To understand why the final outcome was suddenly achieved—namely large tonnages of cleanly diverted food waste which allowed a shift from landfill to AD—it is necessary to note that the biggest changes occurred right around July 2019. The passing of the policy into law, and its crystal-clear role allocations, including for residents, seems to have provided the final element to bring the rest into fruition. Although all stakeholders needed to perform their part, they also needed to perform it in cooperation with each other, and the July 2019 policy was the first document which clearly set out the relative roles. Crucially, this included the residents, and roles for community management which could feasibly facilitate the residents to shift their behavior. The transport systems, collection systems, and local and district transfer facilities had all rehearsed their parts, and the residents had several years of hearing that the city was determined to develop a waste recycling system. The policy of July 2019 provided the last piece: sorting behavior of the residents, which would rest upon the other preparation work from the previous years.
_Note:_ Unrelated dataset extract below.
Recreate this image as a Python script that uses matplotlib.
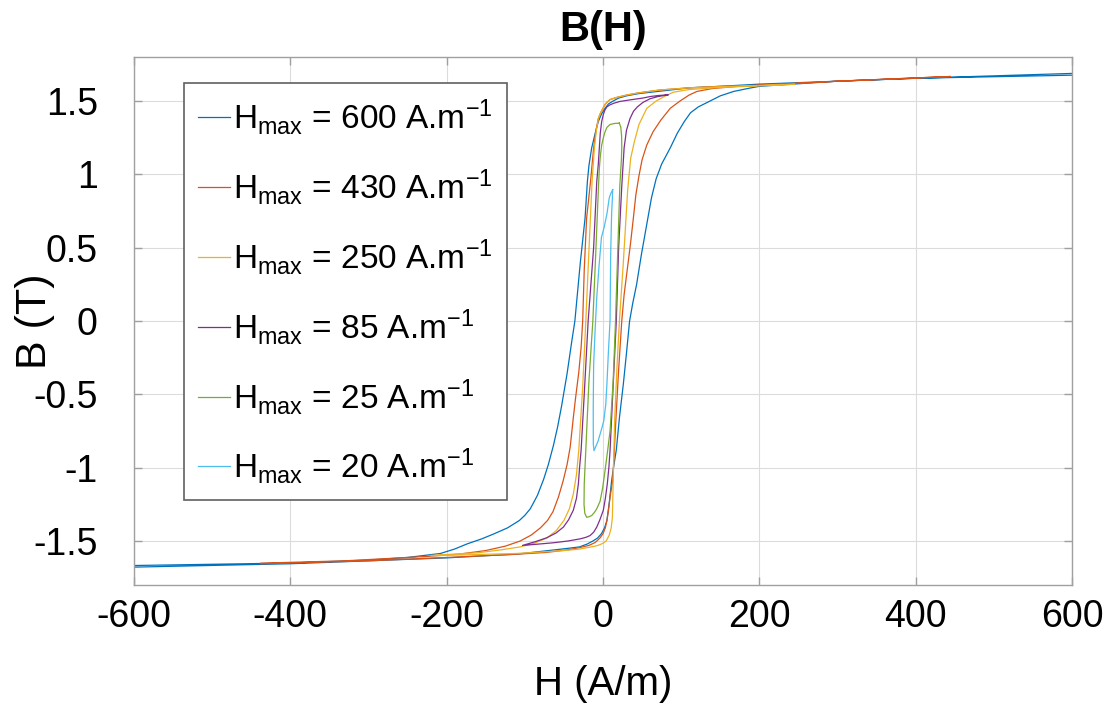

Shanghai is one of the biggest cities in the world. The waste sorting performance after the implementation of the July 2019 law is a huge success compared with other metropolises, even Tokyo [
33], and Seoul [
34]. Nearly 9200 tons/day of food waste is now sorted, which means nearly 70% of residential food waste. It is interesting that no other cities in China have yet managed to achieve sustained or large-scale success with residential food waste sorting in terms of contamination levels or scale. Therefore, there is clearly a need for further studies of the Shanghai example to understand how it was made to work. The indications from our findings are that the habitual behavior changes of residents at a community level were the most critical final element. The underpinning reasons for that would be useful to determine through more research. The final impact is almost 10,000 tons per day less organic material going to landfill and fossil-driven incineration where it produces greenhouse gases, in exchange for the production of around 4000 MWh/day
more energy from biogas and exothermic energy-from-waste combustion.
5. Conclusions
Shanghai has achieved a step-wise increase in the tonnages of residential food waste which are effectively sorted so that they can be diverted from landfill and fossil-driven incineration. The city now produces around 10,000 tons per day of sorted food waste in an integrated system that has responded with an increase in AD facilities and reduction of landfill, and an increase in electricity generation from biogas and energy-from-waste combustion.
The suddenness of the improvements is chronologically correlated to the July 2019 policy becoming a legal mandate, with clear roles for all stakeholders, including residents, who responded to community-level management to successfully change their recycling behavior. Whether or not that was a causal link cannot be established in this study, but the data show a step-wise change in energy produced from the waste, compared to before and after the 2019 policy implementation, which is highly suggestive and could be examined with a separate study designed for that purpose. However, it is clear that good sorting behavior alone could not achieve the energy increases, even if all the engineering and transportation infrastructures were already in place. However, bad sorting behavior could prevent infrastructure investments from showing energy results. Therefore, this study suggests that the status of behavioral factors may well be a highly significant blockage in the final achievement of energy production from residential waste. It implies that perhaps the behavioral dimension should be held more to account for the overall performance of energy production achieved from integrated waste management systems. A further study of the causal links in this case would be very useful.
The full contribution of energy-extraction facilities and technologies, such as energy-from-waste incinerators and anaerobic digestion plant might not be able to be judged unless.
To researchers of energy-from-waste, or resource valuation, or circular economy, it might be very puzzling However, it is known that many steps over several previous years: recycling facilities, infrastructure, vehicles, transfer stations and disposal facilities, all experimented with, rehearsed, and finally coordinated to produce a success which to date has extended over more than 26 months.